Geometry and Dynamics of LayerNorm
Paul M. Riechers
TL;DR
LayerNorm is ubiquitous in deep networks but its geometric action is not transparent. The authors present a explicit expression that decomposes LayerNorm into projection onto the hyperplane orthogonal to $\hat{1}$, normalization by $ (\sigma^2+\epsilon)^{-1/2}$, a diagonal gain $G=\text{diag}(g)$, and a bias $b$, namely $\text{LayerNorm}(a,g,b,\epsilon) = \sqrt{N} \text{diag}(g) \frac{\Pi a}{\sqrt{|\Pi a|^2+N\epsilon}} + b$ with $\Pi = I - \hat{1}\hat{1}^T$; this clarifies that outputs lie in the intersection of an $(N-1)$-dimensional hyperplane and an $N$-ball, forming an $(N-1)$-dimensional hyperellipsoid. The paper identifies the orthogonal subspace to the LayerNorm image through the left nullspace of $\text{diag}(g) - g 1^T / N$, and characterizes the principal axes as the eigenstates of $\Pi_2 G^{-2} \Pi_2$ with semi-axes $\sqrt{N/\lambda}$, where $G=\text{diag}(g)$ and $\alpha_n = 1/g_n$; it also discusses cases with zero gain via a Drazin inverse. These insights extend to Transformer architectures, where LayerNorm appears in several residual paths, offering a more intuitive, geometry-based understanding of its role in high-dimensional activation maps.
Abstract
A technical note aiming to offer deeper intuition for the LayerNorm function common in deep neural networks.
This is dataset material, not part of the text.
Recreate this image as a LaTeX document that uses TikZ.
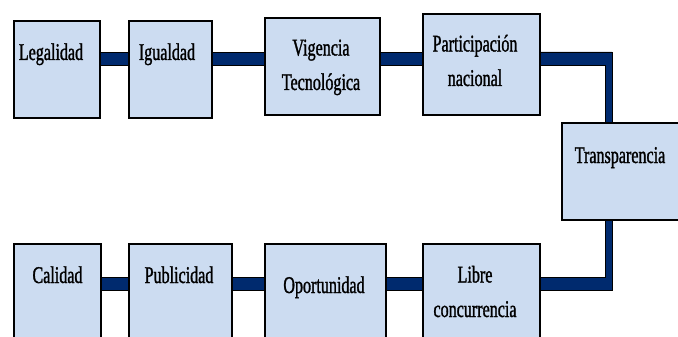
\documentclass[tikz,border=0pt]{standalone}
\usepackage{fontspec}
\setmainfont[FakeStretch=0.67,FakeBold=1.2]{Liberation Serif}
\usetikzlibrary{backgrounds,shadows}
\definecolor{boxfill}{RGB}{204,220,241}
\definecolor{navy}{RGB}{0,42,110}
\tikzset{
  box/.style={draw=black, line width=1.7pt, fill=boxfill, inner sep=0pt, anchor=north west,
    drop shadow={shadow xshift=1.2pt, shadow yshift=-1.2pt, fill=black, opacity=0.35}},
  lbl/.style={anchor=base, align=center, inner sep=0pt, text=black, font=\fontsize{24}{34.5}\selectfont},
  conn/.style={fill=navy, draw=black, line width=0.9pt}
}
\begin{document}
\begin{tikzpicture}[x=1pt,y=-1pt]
\useasboundingbox (0,0) rectangle (678,337);
\clip (0,0) rectangle (678,337);
% boxes
\node[box, minimum width=86pt, minimum height=97pt] (leg) at (13,20) {};
\node[box, minimum width=83pt, minimum height=97pt] (ig) at (128,20) {};
\node[box, minimum width=115pt, minimum height=97pt] (vig) at (264,17) {};
\node[box, minimum width=117pt, minimum height=101pt] (par) at (422,13) {};
\node[box, minimum width=130pt, minimum height=97pt] (tra) at (561,122) {};
\node[box, minimum width=117pt, minimum height=110pt] (lib) at (422,243) {};
\node[box, minimum width=121pt, minimum height=110pt] (opo) at (264,243) {};
\node[box, minimum width=103pt, minimum height=110pt] (pub) at (128,243) {};
\node[box, minimum width=87pt, minimum height=110pt] (cal) at (13,243) {};
% labels (base anchor = baseline of the last line)
\node[lbl] (tleg) at (51,60) {Legalidad};
\node[lbl] (tig) at (167,60) {Igualdad};
\node[lbl] (tvig) at (321,90) {Vigencia\\Tecnológica};
\node[lbl] (tpar) at (475,86) {Participación\\nacional};
\node[lbl] (ttra) at (620,163) {Transparencia};
\node[lbl] (tlib) at (475,317) {Libre\\concurrencia};
\node[lbl] (topo) at (324,293) {Oportunidad};
\node[lbl] (tpub) at (179,283) {Publicidad};
\node[lbl] (tcal) at (57.5,283) {Calidad};
% corner points
\coordinate (c1) at (612,52);
\coordinate (c2) at (605,65);
\coordinate (c3) at (612,290);
\coordinate (c4) at (605,277);
\coordinate (t1) at (0,52);
\coordinate (t2) at (0,65);
\coordinate (b1) at (0,277);
\coordinate (b2) at (0,290);
\begin{scope}[on background layer]
\filldraw[conn] (leg.east |- t1) rectangle (ig.west |- t2);
\filldraw[conn] (ig.east |- t1) rectangle (vig.west |- t2);
\filldraw[conn] (vig.east |- t1) rectangle (par.west |- t2);
\filldraw[conn] (par.east |- c1) -- (c1) -- (c1 |- tra.north) -- (c2 |- tra.north) -- (c2) -- (par.east |- c2) -- cycle;
\filldraw[conn] (c3 |- tra.south) -- (c3) -- (lib.east |- c3) -- (lib.east |- c4) -- (c4) -- (c4 |- tra.south) -- cycle;
\filldraw[conn] (opo.east |- b1) rectangle (lib.west |- b2);
\filldraw[conn] (pub.east |- b1) rectangle (opo.west |- b2);
\filldraw[conn] (cal.east |- b1) rectangle (pub.west |- b2);
\end{scope}
\end{tikzpicture}
\end{document}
LayerNorm is defined relative to a distinguished 'neural' basis, but it does more than just normalize the corresponding vector elements. Rather, it implements a composition -- of linear projection, nonlinear scaling, and then affine transformation -- on input activation vectors. We develop both a new mathematical expression and geometric intuition, to make the net effect more transparent. We emphasize that, when LayerNorm acts on an N-dimensional vector space, all outcomes of LayerNorm lie within the intersection of an (N-1)-dimensional hyperplane and the interior of an N-dimensional hyperellipsoid. This intersection is the interior of an (N-1)-dimensional hyperellipsoid, and typical inputs are mapped near its surface. We find the direction and length of the principal axes of this (N-1)-dimensional hyperellipsoid via the eigen-decomposition of a simply constructed matrix.